--- Begin ---

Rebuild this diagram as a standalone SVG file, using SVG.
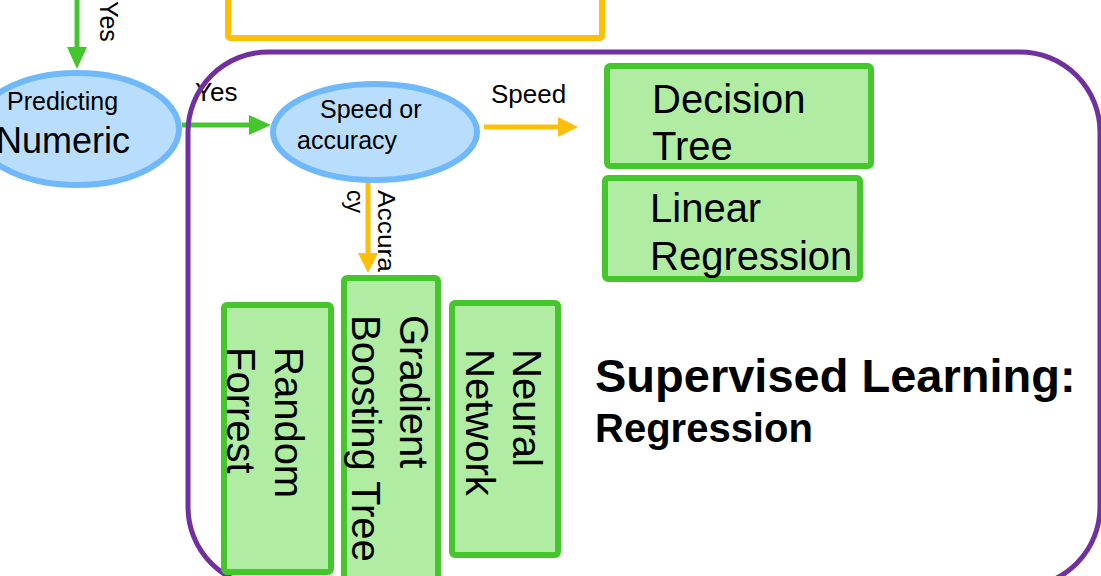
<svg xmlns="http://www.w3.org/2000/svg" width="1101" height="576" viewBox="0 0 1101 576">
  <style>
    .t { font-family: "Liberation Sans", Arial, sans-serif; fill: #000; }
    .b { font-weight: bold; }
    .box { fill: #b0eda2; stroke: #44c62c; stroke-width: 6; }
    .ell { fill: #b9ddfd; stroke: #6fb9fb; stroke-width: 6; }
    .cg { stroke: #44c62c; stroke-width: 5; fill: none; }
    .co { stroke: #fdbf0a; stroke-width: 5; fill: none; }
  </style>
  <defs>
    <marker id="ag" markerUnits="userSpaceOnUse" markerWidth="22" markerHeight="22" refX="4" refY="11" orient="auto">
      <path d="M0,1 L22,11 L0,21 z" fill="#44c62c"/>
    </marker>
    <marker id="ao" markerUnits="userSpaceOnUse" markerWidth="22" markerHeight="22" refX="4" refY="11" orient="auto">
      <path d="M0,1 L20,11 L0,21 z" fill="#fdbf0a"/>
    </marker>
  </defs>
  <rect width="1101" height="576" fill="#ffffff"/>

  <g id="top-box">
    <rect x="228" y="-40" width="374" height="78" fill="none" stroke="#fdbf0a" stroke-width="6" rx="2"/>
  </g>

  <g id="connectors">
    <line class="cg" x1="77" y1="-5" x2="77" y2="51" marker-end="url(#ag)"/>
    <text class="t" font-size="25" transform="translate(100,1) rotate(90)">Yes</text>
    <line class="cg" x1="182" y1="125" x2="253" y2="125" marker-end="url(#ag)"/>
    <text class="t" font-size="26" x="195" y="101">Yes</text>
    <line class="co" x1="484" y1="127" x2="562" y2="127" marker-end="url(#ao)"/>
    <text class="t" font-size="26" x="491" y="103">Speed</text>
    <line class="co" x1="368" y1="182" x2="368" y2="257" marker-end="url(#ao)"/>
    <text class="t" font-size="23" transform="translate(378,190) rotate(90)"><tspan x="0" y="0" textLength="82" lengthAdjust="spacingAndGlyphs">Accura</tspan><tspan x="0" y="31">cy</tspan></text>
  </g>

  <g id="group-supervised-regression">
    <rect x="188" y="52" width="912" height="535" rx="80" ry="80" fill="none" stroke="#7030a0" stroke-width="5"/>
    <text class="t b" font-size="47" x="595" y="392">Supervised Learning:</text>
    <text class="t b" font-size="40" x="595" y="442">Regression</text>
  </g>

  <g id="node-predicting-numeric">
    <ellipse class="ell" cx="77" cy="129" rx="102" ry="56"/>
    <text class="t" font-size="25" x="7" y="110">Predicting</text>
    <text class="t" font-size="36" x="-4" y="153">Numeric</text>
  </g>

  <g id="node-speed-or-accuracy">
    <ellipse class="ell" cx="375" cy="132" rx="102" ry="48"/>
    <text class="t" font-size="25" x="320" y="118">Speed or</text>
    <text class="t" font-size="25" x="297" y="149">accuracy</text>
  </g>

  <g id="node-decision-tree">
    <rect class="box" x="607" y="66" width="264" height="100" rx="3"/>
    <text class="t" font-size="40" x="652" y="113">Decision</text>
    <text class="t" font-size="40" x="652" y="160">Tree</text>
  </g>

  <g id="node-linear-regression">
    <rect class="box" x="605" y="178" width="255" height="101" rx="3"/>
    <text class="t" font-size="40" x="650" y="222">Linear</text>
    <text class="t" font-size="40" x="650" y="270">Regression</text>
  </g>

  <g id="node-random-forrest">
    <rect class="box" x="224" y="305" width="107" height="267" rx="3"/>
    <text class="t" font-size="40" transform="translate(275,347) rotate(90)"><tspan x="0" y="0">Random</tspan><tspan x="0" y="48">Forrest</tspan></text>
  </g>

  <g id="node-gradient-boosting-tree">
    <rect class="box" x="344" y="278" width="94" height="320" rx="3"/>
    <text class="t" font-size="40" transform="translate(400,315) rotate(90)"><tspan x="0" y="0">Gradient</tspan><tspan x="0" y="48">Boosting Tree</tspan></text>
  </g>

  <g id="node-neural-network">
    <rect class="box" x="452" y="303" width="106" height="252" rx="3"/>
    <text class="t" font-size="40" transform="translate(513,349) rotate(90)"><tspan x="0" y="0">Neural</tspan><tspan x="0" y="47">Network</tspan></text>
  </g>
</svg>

--- End ---

§ **What you are asked to do**
Print each line of the material above exactly, with the pictures removed from your copy.

§ **Task answer**
Rebuild this diagram as a standalone SVG file, using SVG.
<svg xmlns="http://www.w3.org/2000/svg" width="1101" height="576" viewBox="0 0 1101 576">
  <style>
    .t { font-family: "Liberation Sans", Arial, sans-serif; fill: #000; }
    .b { font-weight: bold; }
    .box { fill: #b0eda2; stroke: #44c62c; stroke-width: 6; }
    .ell { fill: #b9ddfd; stroke: #6fb9fb; stroke-width: 6; }
    .cg { stroke: #44c62c; stroke-width: 5; fill: none; }
    .co { stroke: #fdbf0a; stroke-width: 5; fill: none; }
  </style>
  <defs>
    <marker id="ag" markerUnits="userSpaceOnUse" markerWidth="22" markerHeight="22" refX="4" refY="11" orient="auto">
      <path d="M0,1 L22,11 L0,21 z" fill="#44c62c"/>
    </marker>
    <marker id="ao" markerUnits="userSpaceOnUse" markerWidth="22" markerHeight="22" refX="4" refY="11" orient="auto">
      <path d="M0,1 L20,11 L0,21 z" fill="#fdbf0a"/>
    </marker>
  </defs>
  <rect width="1101" height="576" fill="#ffffff"/>

  <g id="top-box">
    <rect x="228" y="-40" width="374" height="78" fill="none" stroke="#fdbf0a" stroke-width="6" rx="2"/>
  </g>

  <g id="connectors">
    <line class="cg" x1="77" y1="-5" x2="77" y2="51" marker-end="url(#ag)"/>
    <text class="t" font-size="25" transform="translate(100,1) rotate(90)">Yes</text>
    <line class="cg" x1="182" y1="125" x2="253" y2="125" marker-end="url(#ag)"/>
    <text class="t" font-size="26" x="195" y="101">Yes</text>
    <line class="co" x1="484" y1="127" x2="562" y2="127" marker-end="url(#ao)"/>
    <text class="t" font-size="26" x="491" y="103">Speed</text>
    <line class="co" x1="368" y1="182" x2="368" y2="257" marker-end="url(#ao)"/>
    <text class="t" font-size="23" transform="translate(378,190) rotate(90)"><tspan x="0" y="0" textLength="82" lengthAdjust="spacingAndGlyphs">Accura</tspan><tspan x="0" y="31">cy</tspan></text>
  </g>

  <g id="group-supervised-regression">
    <rect x="188" y="52" width="912" height="535" rx="80" ry="80" fill="none" stroke="#7030a0" stroke-width="5"/>
    <text class="t b" font-size="47" x="595" y="392">Supervised Learning:</text>
    <text class="t b" font-size="40" x="595" y="442">Regression</text>
  </g>

  <g id="node-predicting-numeric">
    <ellipse class="ell" cx="77" cy="129" rx="102" ry="56"/>
    <text class="t" font-size="25" x="7" y="110">Predicting</text>
    <text class="t" font-size="36" x="-4" y="153">Numeric</text>
  </g>

  <g id="node-speed-or-accuracy">
    <ellipse class="ell" cx="375" cy="132" rx="102" ry="48"/>
    <text class="t" font-size="25" x="320" y="118">Speed or</text>
    <text class="t" font-size="25" x="297" y="149">accuracy</text>
  </g>

  <g id="node-decision-tree">
    <rect class="box" x="607" y="66" width="264" height="100" rx="3"/>
    <text class="t" font-size="40" x="652" y="113">Decision</text>
    <text class="t" font-size="40" x="652" y="160">Tree</text>
  </g>

  <g id="node-linear-regression">
    <rect class="box" x="605" y="178" width="255" height="101" rx="3"/>
    <text class="t" font-size="40" x="650" y="222">Linear</text>
    <text class="t" font-size="40" x="650" y="270">Regression</text>
  </g>

  <g id="node-random-forrest">
    <rect class="box" x="224" y="305" width="107" height="267" rx="3"/>
    <text class="t" font-size="40" transform="translate(275,347) rotate(90)"><tspan x="0" y="0">Random</tspan><tspan x="0" y="48">Forrest</tspan></text>
  </g>

  <g id="node-gradient-boosting-tree">
    <rect class="box" x="344" y="278" width="94" height="320" rx="3"/>
    <text class="t" font-size="40" transform="translate(400,315) rotate(90)"><tspan x="0" y="0">Gradient</tspan><tspan x="0" y="48">Boosting Tree</tspan></text>
  </g>

  <g id="node-neural-network">
    <rect class="box" x="452" y="303" width="106" height="252" rx="3"/>
    <text class="t" font-size="40" transform="translate(513,349) rotate(90)"><tspan x="0" y="0">Neural</tspan><tspan x="0" y="47">Network</tspan></text>
  </g>
</svg>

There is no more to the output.